SUPPLIED MATERIAL –
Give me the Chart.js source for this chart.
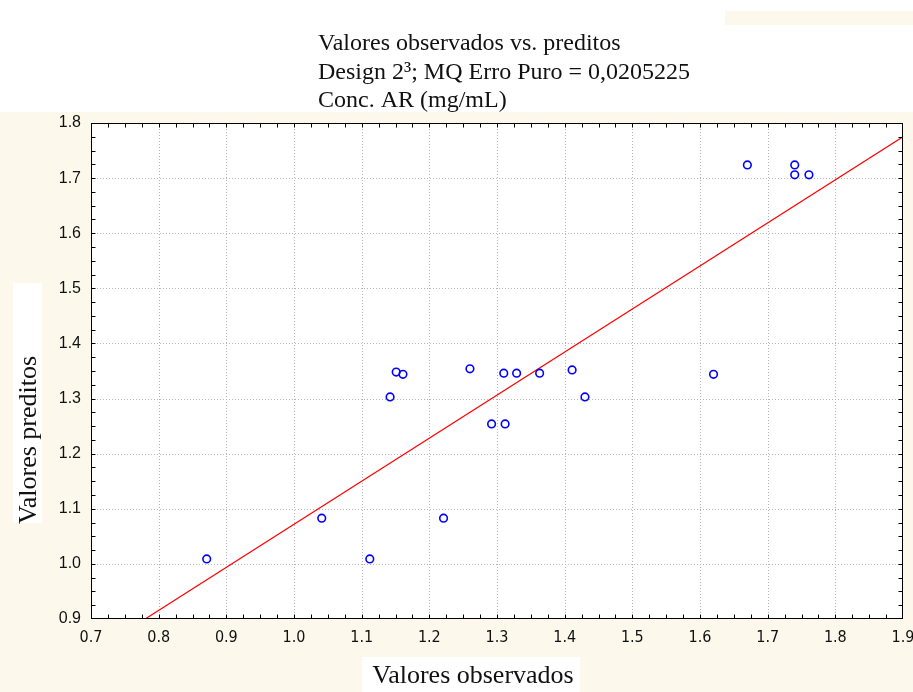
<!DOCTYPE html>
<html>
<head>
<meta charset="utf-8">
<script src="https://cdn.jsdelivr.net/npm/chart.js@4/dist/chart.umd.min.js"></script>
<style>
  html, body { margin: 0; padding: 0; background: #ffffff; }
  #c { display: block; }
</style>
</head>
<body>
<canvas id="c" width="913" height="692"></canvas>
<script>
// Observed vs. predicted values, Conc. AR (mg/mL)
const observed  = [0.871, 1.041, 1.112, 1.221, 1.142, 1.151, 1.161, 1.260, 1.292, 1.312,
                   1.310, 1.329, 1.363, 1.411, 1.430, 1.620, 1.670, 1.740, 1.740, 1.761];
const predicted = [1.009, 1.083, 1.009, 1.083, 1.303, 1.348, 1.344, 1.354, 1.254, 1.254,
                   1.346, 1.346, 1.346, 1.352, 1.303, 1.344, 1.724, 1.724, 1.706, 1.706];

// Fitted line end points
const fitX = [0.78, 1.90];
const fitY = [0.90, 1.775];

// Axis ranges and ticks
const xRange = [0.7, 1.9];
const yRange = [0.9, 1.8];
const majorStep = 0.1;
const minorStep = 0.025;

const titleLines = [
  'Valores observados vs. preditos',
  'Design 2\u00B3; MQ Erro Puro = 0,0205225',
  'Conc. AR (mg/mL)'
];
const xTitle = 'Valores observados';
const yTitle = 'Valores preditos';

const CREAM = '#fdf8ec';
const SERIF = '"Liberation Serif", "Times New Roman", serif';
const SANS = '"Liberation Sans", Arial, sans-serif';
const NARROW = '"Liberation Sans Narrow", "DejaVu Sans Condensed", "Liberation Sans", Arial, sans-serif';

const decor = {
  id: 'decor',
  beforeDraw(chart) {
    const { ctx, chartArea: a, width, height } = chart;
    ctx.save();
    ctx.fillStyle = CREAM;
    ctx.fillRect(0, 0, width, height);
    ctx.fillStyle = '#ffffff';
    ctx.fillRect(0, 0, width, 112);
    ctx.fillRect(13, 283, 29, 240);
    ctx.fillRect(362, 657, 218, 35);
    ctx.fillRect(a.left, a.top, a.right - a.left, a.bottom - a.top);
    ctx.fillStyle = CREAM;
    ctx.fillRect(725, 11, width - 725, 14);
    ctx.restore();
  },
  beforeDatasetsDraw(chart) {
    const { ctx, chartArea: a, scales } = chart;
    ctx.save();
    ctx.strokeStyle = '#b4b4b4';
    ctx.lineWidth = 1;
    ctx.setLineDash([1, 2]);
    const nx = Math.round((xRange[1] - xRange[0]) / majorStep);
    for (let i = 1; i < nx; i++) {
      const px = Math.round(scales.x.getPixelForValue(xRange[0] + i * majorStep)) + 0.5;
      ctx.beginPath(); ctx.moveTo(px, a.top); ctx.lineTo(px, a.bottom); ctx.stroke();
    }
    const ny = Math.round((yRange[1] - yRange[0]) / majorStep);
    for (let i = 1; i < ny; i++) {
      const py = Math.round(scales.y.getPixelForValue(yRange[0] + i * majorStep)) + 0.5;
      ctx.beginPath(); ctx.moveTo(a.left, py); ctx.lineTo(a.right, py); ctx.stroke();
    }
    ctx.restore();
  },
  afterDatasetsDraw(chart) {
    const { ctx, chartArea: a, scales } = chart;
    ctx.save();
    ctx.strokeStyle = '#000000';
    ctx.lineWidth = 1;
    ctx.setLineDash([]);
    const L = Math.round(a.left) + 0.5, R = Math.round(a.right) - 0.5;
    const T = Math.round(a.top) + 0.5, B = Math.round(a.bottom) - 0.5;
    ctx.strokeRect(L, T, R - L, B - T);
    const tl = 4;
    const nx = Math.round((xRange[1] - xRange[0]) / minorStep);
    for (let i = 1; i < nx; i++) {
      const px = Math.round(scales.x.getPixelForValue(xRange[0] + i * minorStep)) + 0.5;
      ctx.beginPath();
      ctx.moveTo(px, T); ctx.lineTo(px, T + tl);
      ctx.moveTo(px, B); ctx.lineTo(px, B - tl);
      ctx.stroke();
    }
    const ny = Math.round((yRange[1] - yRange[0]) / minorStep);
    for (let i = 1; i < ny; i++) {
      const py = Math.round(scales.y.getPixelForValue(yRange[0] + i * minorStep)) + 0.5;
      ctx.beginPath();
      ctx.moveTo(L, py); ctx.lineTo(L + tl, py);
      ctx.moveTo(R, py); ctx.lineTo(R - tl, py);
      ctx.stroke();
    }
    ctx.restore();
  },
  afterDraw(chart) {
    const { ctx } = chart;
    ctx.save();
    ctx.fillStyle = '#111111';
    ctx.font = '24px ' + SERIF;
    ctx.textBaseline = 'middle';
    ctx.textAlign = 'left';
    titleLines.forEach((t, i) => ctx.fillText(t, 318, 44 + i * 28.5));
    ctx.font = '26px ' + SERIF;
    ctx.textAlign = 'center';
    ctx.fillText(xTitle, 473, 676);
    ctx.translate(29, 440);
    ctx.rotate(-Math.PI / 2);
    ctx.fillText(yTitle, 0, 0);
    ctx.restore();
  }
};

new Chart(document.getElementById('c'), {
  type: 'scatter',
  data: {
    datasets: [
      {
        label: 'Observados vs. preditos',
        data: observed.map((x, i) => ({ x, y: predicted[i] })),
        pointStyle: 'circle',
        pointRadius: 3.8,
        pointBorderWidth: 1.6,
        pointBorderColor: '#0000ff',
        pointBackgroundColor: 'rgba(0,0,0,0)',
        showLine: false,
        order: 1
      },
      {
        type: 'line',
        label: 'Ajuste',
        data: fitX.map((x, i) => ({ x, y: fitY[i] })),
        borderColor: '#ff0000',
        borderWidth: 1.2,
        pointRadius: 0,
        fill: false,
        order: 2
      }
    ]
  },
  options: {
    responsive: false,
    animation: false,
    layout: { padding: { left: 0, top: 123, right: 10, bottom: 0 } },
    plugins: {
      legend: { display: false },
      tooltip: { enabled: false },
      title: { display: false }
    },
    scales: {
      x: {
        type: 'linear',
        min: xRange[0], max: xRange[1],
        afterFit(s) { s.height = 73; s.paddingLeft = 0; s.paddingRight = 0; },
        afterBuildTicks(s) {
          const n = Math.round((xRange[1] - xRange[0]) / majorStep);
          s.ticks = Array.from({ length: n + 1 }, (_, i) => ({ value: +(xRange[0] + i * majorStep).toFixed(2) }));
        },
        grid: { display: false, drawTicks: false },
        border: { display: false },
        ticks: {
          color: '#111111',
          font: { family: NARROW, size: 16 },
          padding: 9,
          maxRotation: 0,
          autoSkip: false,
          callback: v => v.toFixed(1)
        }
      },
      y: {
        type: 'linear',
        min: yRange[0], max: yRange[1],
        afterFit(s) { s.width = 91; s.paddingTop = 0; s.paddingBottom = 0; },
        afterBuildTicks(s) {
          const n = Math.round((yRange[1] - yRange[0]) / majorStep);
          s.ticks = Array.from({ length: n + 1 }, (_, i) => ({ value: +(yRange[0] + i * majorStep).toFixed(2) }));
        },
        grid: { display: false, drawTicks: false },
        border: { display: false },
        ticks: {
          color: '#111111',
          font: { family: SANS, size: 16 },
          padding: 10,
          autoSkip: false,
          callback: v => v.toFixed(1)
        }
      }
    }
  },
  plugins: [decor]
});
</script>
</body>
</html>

DIRECTIONS – Quote the preceding listing precisely and completely, omitting its images.

EXERCISE ANSWER –
Give me the Chart.js source for this chart.
<!DOCTYPE html>
<html>
<head>
<meta charset="utf-8">
<script src="https://cdn.jsdelivr.net/npm/chart.js@4/dist/chart.umd.min.js"></script>
<style>
  html, body { margin: 0; padding: 0; background: #ffffff; }
  #c { display: block; }
</style>
</head>
<body>
<canvas id="c" width="913" height="692"></canvas>
<script>
// Observed vs. predicted values, Conc. AR (mg/mL)
const observed  = [0.871, 1.041, 1.112, 1.221, 1.142, 1.151, 1.161, 1.260, 1.292, 1.312,
                   1.310, 1.329, 1.363, 1.411, 1.430, 1.620, 1.670, 1.740, 1.740, 1.761];
const predicted = [1.009, 1.083, 1.009, 1.083, 1.303, 1.348, 1.344, 1.354, 1.254, 1.254,
                   1.346, 1.346, 1.346, 1.352, 1.303, 1.344, 1.724, 1.724, 1.706, 1.706];

// Fitted line end points
const fitX = [0.78, 1.90];
const fitY = [0.90, 1.775];

// Axis ranges and ticks
const xRange = [0.7, 1.9];
const yRange = [0.9, 1.8];
const majorStep = 0.1;
const minorStep = 0.025;

const titleLines = [
  'Valores observados vs. preditos',
  'Design 2\u00B3; MQ Erro Puro = 0,0205225',
  'Conc. AR (mg/mL)'
];
const xTitle = 'Valores observados';
const yTitle = 'Valores preditos';

const CREAM = '#fdf8ec';
const SERIF = '"Liberation Serif", "Times New Roman", serif';
const SANS = '"Liberation Sans", Arial, sans-serif';
const NARROW = '"Liberation Sans Narrow", "DejaVu Sans Condensed", "Liberation Sans", Arial, sans-serif';

const decor = {
  id: 'decor',
  beforeDraw(chart) {
    const { ctx, chartArea: a, width, height } = chart;
    ctx.save();
    ctx.fillStyle = CREAM;
    ctx.fillRect(0, 0, width, height);
    ctx.fillStyle = '#ffffff';
    ctx.fillRect(0, 0, width, 112);
    ctx.fillRect(13, 283, 29, 240);
    ctx.fillRect(362, 657, 218, 35);
    ctx.fillRect(a.left, a.top, a.right - a.left, a.bottom - a.top);
    ctx.fillStyle = CREAM;
    ctx.fillRect(725, 11, width - 725, 14);
    ctx.restore();
  },
  beforeDatasetsDraw(chart) {
    const { ctx, chartArea: a, scales } = chart;
    ctx.save();
    ctx.strokeStyle = '#b4b4b4';
    ctx.lineWidth = 1;
    ctx.setLineDash([1, 2]);
    const nx = Math.round((xRange[1] - xRange[0]) / majorStep);
    for (let i = 1; i < nx; i++) {
      const px = Math.round(scales.x.getPixelForValue(xRange[0] + i * majorStep)) + 0.5;
      ctx.beginPath(); ctx.moveTo(px, a.top); ctx.lineTo(px, a.bottom); ctx.stroke();
    }
    const ny = Math.round((yRange[1] - yRange[0]) / majorStep);
    for (let i = 1; i < ny; i++) {
      const py = Math.round(scales.y.getPixelForValue(yRange[0] + i * majorStep)) + 0.5;
      ctx.beginPath(); ctx.moveTo(a.left, py); ctx.lineTo(a.right, py); ctx.stroke();
    }
    ctx.restore();
  },
  afterDatasetsDraw(chart) {
    const { ctx, chartArea: a, scales } = chart;
    ctx.save();
    ctx.strokeStyle = '#000000';
    ctx.lineWidth = 1;
    ctx.setLineDash([]);
    const L = Math.round(a.left) + 0.5, R = Math.round(a.right) - 0.5;
    const T = Math.round(a.top) + 0.5, B = Math.round(a.bottom) - 0.5;
    ctx.strokeRect(L, T, R - L, B - T);
    const tl = 4;
    const nx = Math.round((xRange[1] - xRange[0]) / minorStep);
    for (let i = 1; i < nx; i++) {
      const px = Math.round(scales.x.getPixelForValue(xRange[0] + i * minorStep)) + 0.5;
      ctx.beginPath();
      ctx.moveTo(px, T); ctx.lineTo(px, T + tl);
      ctx.moveTo(px, B); ctx.lineTo(px, B - tl);
      ctx.stroke();
    }
    const ny = Math.round((yRange[1] - yRange[0]) / minorStep);
    for (let i = 1; i < ny; i++) {
      const py = Math.round(scales.y.getPixelForValue(yRange[0] + i * minorStep)) + 0.5;
      ctx.beginPath();
      ctx.moveTo(L, py); ctx.lineTo(L + tl, py);
      ctx.moveTo(R, py); ctx.lineTo(R - tl, py);
      ctx.stroke();
    }
    ctx.restore();
  },
  afterDraw(chart) {
    const { ctx } = chart;
    ctx.save();
    ctx.fillStyle = '#111111';
    ctx.font = '24px ' + SERIF;
    ctx.textBaseline = 'middle';
    ctx.textAlign = 'left';
    titleLines.forEach((t, i) => ctx.fillText(t, 318, 44 + i * 28.5));
    ctx.font = '26px ' + SERIF;
    ctx.textAlign = 'center';
    ctx.fillText(xTitle, 473, 676);
    ctx.translate(29, 440);
    ctx.rotate(-Math.PI / 2);
    ctx.fillText(yTitle, 0, 0);
    ctx.restore();
  }
};

new Chart(document.getElementById('c'), {
  type: 'scatter',
  data: {
    datasets: [
      {
        label: 'Observados vs. preditos',
        data: observed.map((x, i) => ({ x, y: predicted[i] })),
        pointStyle: 'circle',
        pointRadius: 3.8,
        pointBorderWidth: 1.6,
        pointBorderColor: '#0000ff',
        pointBackgroundColor: 'rgba(0,0,0,0)',
        showLine: false,
        order: 1
      },
      {
        type: 'line',
        label: 'Ajuste',
        data: fitX.map((x, i) => ({ x, y: fitY[i] })),
        borderColor: '#ff0000',
        borderWidth: 1.2,
        pointRadius: 0,
        fill: false,
        order: 2
      }
    ]
  },
  options: {
    responsive: false,
    animation: false,
    layout: { padding: { left: 0, top: 123, right: 10, bottom: 0 } },
    plugins: {
      legend: { display: false },
      tooltip: { enabled: false },
      title: { display: false }
    },
    scales: {
      x: {
        type: 'linear',
        min: xRange[0], max: xRange[1],
        afterFit(s) { s.height = 73; s.paddingLeft = 0; s.paddingRight = 0; },
        afterBuildTicks(s) {
          const n = Math.round((xRange[1] - xRange[0]) / majorStep);
          s.ticks = Array.from({ length: n + 1 }, (_, i) => ({ value: +(xRange[0] + i * majorStep).toFixed(2) }));
        },
        grid: { display: false, drawTicks: false },
        border: { display: false },
        ticks: {
          color: '#111111',
          font: { family: NARROW, size: 16 },
          padding: 9,
          maxRotation: 0,
          autoSkip: false,
          callback: v => v.toFixed(1)
        }
      },
      y: {
        type: 'linear',
        min: yRange[0], max: yRange[1],
        afterFit(s) { s.width = 91; s.paddingTop = 0; s.paddingBottom = 0; },
        afterBuildTicks(s) {
          const n = Math.round((yRange[1] - yRange[0]) / majorStep);
          s.ticks = Array.from({ length: n + 1 }, (_, i) => ({ value: +(yRange[0] + i * majorStep).toFixed(2) }));
        },
        grid: { display: false, drawTicks: false },
        border: { display: false },
        ticks: {
          color: '#111111',
          font: { family: SANS, size: 16 },
          padding: 10,
          autoSkip: false,
          callback: v => v.toFixed(1)
        }
      }
    }
  },
  plugins: [decor]
});
</script>
</body>
</html>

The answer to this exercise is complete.